**Data shown**
§ §
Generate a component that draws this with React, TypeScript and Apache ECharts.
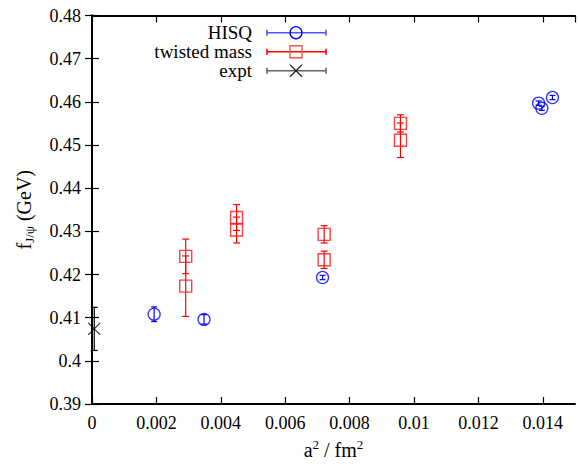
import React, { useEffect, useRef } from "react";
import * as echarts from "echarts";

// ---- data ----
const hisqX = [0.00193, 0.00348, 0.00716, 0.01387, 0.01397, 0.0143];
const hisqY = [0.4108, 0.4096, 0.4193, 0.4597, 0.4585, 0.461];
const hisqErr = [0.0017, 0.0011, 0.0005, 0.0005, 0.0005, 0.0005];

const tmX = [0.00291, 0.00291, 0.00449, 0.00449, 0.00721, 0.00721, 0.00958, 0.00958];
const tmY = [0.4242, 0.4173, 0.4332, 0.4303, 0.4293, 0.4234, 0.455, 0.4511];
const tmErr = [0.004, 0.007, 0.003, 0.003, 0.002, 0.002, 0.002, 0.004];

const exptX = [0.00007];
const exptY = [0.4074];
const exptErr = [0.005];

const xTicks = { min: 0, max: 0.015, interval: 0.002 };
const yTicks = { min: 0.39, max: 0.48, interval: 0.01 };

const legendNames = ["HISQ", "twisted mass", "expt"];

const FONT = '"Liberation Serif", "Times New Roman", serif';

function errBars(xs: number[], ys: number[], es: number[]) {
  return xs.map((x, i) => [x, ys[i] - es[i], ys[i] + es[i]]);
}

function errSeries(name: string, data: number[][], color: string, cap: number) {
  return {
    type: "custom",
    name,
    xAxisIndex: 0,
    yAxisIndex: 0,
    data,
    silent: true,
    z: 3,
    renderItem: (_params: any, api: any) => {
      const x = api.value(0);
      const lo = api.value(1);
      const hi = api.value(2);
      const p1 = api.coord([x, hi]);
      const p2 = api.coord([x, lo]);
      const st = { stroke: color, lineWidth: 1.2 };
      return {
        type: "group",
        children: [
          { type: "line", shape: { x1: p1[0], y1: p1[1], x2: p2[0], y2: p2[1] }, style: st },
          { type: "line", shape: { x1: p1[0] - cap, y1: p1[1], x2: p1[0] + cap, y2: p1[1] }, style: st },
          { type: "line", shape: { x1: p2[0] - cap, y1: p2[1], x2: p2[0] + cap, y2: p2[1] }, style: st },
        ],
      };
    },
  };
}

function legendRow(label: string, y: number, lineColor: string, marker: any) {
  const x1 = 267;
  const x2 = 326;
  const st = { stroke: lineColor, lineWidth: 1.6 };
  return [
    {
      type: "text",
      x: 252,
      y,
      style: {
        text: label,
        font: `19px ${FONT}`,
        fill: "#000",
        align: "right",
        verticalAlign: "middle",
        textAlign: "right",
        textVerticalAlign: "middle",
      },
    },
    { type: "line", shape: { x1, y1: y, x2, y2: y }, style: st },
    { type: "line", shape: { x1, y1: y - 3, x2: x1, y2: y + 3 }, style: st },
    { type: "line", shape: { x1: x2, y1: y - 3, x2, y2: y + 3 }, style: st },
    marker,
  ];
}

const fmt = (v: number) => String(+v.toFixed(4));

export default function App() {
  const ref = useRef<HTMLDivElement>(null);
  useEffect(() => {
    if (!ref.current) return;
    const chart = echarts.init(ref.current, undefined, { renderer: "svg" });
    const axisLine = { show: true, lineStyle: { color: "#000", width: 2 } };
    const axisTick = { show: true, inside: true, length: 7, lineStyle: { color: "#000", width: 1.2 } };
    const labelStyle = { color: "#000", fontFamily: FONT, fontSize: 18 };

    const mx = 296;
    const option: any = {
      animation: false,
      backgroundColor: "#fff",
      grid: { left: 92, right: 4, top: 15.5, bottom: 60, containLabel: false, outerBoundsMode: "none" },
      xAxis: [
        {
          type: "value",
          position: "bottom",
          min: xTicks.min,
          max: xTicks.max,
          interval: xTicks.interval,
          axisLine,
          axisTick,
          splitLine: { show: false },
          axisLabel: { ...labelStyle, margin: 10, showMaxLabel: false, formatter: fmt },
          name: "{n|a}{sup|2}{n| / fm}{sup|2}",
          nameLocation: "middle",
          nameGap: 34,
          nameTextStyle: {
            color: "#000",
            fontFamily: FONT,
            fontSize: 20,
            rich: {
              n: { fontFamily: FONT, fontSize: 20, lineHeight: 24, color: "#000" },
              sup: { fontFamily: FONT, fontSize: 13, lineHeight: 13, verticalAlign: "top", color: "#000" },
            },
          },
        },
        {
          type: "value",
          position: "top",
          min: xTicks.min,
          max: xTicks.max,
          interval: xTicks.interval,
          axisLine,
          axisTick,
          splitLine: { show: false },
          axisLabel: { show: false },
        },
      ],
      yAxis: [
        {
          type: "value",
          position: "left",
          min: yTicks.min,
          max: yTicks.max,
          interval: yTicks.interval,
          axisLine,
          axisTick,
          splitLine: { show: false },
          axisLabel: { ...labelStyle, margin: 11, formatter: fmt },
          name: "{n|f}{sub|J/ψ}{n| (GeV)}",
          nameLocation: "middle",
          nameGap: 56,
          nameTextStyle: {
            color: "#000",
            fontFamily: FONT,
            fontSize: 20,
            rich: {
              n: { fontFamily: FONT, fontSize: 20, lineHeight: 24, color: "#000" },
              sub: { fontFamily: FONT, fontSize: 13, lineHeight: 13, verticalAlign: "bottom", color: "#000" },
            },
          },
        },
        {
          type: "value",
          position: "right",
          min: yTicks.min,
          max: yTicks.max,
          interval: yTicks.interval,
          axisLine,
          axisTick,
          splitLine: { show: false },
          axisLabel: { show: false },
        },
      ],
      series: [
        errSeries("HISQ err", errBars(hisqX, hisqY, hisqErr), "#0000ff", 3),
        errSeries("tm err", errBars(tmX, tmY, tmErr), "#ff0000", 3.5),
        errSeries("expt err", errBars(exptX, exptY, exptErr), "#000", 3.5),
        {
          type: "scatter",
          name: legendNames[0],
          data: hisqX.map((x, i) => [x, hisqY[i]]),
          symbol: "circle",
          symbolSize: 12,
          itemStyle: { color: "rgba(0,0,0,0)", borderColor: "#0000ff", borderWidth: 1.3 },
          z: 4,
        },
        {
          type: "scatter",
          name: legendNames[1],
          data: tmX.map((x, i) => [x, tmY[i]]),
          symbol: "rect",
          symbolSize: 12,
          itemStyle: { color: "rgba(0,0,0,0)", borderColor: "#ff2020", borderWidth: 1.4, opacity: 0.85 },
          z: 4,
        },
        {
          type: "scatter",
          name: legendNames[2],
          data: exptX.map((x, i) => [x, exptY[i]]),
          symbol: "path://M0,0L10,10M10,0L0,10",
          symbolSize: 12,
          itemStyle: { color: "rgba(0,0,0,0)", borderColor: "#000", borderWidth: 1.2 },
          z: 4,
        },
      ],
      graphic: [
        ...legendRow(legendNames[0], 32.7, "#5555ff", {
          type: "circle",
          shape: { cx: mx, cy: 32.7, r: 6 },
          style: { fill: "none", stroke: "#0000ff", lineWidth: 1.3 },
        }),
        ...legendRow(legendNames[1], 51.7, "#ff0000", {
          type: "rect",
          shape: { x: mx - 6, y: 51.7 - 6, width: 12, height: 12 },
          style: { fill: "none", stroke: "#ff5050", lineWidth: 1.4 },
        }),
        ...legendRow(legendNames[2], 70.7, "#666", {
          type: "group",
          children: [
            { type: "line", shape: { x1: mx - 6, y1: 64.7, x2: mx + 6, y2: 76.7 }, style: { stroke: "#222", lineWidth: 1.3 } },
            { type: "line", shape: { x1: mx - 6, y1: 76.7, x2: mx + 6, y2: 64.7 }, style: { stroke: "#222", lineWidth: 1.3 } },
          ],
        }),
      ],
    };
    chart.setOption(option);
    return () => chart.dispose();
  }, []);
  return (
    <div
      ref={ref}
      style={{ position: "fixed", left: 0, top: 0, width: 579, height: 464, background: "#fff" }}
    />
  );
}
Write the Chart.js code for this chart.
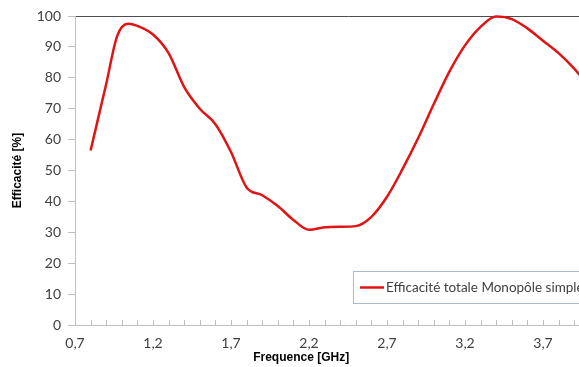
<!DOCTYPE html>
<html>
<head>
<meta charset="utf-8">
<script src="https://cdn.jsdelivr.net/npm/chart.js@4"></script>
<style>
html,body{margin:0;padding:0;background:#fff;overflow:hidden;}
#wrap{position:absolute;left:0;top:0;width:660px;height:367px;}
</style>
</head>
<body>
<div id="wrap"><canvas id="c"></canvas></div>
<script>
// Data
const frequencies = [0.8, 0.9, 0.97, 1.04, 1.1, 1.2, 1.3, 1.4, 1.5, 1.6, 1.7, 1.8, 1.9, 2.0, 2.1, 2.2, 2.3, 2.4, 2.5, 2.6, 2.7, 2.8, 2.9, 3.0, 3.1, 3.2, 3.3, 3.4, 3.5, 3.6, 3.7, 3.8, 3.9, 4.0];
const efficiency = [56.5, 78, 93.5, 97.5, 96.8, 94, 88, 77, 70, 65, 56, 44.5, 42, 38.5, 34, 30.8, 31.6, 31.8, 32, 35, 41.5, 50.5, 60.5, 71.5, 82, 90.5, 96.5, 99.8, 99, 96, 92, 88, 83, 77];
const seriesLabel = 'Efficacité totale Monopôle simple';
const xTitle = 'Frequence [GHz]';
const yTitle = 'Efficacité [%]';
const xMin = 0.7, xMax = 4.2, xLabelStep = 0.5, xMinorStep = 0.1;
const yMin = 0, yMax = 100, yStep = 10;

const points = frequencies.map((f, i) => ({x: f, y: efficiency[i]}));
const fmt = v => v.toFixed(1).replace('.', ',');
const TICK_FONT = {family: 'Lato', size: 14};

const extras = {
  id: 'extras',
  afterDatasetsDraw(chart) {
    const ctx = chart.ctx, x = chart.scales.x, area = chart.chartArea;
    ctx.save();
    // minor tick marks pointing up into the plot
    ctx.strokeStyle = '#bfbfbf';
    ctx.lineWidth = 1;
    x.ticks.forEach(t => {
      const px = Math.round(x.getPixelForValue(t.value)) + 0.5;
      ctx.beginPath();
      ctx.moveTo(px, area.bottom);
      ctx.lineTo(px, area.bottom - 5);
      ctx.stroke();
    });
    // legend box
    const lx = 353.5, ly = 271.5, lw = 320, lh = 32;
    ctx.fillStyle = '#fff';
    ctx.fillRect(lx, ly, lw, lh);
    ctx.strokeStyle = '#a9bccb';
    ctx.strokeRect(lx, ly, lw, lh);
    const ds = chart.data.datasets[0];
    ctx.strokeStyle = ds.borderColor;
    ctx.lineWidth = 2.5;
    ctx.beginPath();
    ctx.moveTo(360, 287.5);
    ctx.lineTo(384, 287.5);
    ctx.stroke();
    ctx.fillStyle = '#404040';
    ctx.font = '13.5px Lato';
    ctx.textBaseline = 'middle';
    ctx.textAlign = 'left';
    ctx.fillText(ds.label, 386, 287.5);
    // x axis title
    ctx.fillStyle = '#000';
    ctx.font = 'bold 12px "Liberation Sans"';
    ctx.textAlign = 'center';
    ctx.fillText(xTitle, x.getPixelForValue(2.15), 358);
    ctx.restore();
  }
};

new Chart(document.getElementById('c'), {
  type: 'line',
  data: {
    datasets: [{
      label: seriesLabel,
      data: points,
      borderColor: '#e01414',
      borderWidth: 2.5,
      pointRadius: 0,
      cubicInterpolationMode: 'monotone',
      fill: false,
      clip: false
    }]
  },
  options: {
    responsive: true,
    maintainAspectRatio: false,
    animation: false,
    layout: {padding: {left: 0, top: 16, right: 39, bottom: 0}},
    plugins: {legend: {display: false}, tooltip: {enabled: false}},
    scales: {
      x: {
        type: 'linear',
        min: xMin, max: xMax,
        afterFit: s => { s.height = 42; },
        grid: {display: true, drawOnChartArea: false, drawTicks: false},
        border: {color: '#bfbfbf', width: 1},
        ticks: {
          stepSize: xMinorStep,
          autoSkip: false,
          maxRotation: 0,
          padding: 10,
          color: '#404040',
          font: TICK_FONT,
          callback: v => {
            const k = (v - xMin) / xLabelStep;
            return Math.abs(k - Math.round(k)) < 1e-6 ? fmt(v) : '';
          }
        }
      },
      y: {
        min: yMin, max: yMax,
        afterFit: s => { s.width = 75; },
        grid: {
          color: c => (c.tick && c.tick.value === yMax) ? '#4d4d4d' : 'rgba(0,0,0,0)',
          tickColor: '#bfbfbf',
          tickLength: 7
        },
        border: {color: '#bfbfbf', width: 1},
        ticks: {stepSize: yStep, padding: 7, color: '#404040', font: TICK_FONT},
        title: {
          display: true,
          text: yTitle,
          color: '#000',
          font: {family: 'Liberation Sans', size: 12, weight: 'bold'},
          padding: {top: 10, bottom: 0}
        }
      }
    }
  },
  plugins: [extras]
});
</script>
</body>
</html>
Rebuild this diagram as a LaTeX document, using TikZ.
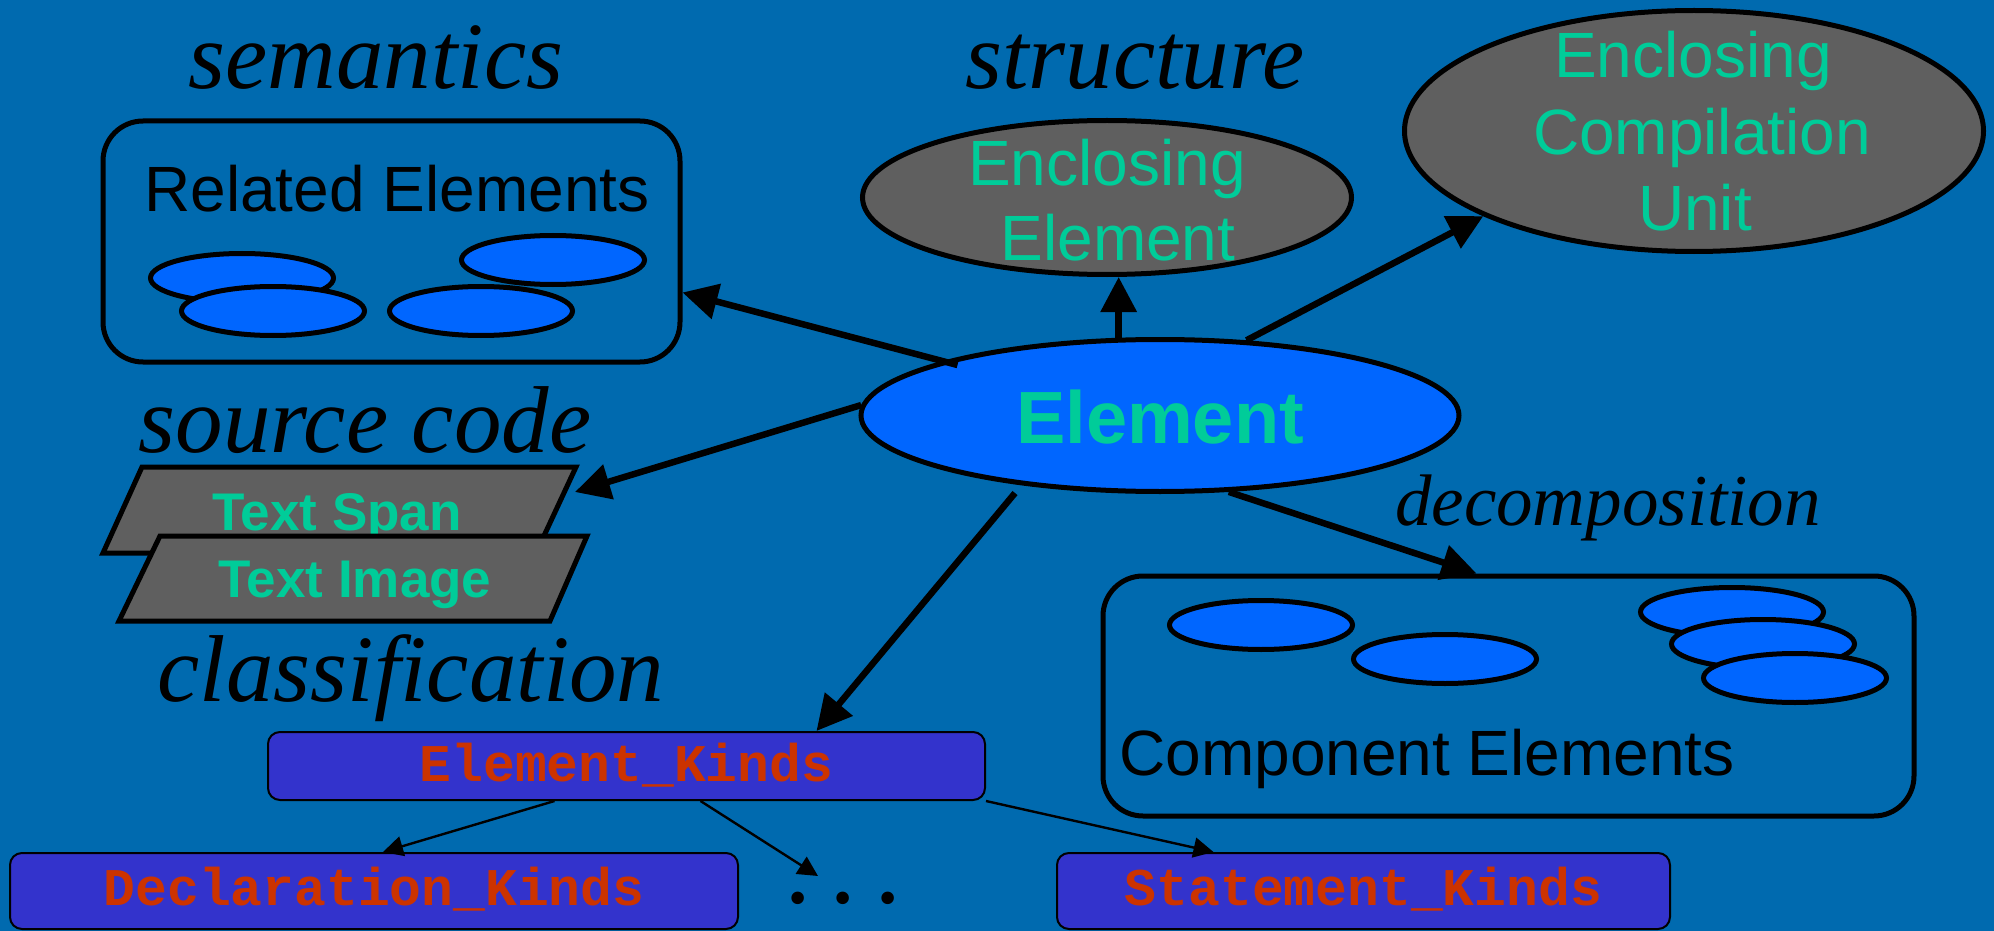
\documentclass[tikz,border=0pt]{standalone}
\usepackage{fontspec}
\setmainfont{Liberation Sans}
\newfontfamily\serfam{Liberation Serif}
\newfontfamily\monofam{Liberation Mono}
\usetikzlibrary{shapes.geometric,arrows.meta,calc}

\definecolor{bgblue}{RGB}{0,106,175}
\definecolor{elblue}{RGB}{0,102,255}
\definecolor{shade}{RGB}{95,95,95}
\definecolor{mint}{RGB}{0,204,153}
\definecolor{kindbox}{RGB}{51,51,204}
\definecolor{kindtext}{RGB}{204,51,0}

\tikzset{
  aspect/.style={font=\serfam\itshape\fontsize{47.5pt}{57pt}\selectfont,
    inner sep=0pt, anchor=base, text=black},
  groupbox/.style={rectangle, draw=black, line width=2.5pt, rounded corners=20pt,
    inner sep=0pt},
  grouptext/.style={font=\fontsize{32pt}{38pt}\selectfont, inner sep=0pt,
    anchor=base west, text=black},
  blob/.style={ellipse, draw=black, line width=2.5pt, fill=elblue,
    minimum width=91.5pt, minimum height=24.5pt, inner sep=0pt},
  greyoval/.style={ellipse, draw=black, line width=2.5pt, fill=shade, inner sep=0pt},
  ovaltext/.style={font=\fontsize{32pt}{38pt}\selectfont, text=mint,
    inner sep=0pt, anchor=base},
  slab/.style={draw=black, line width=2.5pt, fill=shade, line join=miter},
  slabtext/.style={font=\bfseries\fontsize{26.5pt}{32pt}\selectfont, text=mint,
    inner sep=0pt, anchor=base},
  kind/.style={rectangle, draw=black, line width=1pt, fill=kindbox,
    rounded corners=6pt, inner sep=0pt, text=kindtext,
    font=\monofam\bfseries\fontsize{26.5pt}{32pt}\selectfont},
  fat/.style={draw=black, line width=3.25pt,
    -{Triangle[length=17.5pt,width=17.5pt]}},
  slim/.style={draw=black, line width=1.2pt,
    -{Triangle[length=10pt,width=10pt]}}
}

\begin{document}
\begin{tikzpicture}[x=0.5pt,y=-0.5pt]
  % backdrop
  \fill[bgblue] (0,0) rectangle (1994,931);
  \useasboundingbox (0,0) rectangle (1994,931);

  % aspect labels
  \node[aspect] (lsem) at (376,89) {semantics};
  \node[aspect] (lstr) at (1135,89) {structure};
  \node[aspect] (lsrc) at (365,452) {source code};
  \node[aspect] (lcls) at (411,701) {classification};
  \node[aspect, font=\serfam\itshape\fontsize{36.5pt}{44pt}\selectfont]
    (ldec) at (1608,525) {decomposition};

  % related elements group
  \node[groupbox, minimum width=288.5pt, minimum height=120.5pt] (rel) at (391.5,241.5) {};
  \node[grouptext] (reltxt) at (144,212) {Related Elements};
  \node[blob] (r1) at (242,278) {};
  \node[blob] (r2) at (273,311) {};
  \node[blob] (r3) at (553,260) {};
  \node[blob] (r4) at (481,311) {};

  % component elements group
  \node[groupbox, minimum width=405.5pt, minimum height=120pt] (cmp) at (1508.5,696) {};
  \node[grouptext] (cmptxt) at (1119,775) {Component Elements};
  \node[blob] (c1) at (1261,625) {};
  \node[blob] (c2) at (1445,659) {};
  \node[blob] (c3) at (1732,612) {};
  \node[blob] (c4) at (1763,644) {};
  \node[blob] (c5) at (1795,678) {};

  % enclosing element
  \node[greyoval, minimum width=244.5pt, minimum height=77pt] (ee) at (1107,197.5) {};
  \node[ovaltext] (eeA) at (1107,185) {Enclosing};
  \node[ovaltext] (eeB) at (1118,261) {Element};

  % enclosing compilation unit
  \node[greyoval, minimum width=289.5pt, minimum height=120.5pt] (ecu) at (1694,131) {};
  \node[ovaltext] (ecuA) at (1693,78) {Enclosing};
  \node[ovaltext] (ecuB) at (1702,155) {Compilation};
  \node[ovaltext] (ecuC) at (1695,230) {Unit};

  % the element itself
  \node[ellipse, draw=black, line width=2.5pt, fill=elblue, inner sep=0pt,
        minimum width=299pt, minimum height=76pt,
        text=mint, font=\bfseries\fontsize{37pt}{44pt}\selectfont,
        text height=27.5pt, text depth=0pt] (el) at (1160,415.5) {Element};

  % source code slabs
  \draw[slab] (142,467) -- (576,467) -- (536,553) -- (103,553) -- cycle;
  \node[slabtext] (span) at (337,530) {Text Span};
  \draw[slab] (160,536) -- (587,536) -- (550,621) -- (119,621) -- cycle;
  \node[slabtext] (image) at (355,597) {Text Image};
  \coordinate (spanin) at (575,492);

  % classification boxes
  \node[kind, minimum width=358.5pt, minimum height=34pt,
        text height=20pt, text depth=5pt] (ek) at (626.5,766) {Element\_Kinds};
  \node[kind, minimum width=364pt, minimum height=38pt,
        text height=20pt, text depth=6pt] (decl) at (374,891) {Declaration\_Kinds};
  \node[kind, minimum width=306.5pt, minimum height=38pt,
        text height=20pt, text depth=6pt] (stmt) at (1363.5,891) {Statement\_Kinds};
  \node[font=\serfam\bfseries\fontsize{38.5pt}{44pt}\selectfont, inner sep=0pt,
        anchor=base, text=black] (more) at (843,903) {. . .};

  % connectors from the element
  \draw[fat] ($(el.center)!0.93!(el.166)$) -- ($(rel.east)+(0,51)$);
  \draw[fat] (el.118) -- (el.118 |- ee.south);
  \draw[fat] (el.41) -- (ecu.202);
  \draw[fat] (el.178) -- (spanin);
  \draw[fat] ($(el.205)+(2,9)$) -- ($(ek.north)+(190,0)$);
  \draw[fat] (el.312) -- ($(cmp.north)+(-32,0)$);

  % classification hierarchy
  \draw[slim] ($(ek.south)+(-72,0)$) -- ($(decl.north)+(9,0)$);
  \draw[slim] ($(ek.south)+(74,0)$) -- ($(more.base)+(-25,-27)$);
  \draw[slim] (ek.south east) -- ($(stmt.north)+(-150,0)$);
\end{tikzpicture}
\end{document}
§ §
**What the exercise asks**
Write out exactly the opening lines of the data, stopping after the line that holds "import * as". Exclude pictures.

**Task result**
Generate a component that draws this with React, TypeScript and Apache ECharts.
import React, { useEffect, useRef } from "react";
import * as echarts from "echarts";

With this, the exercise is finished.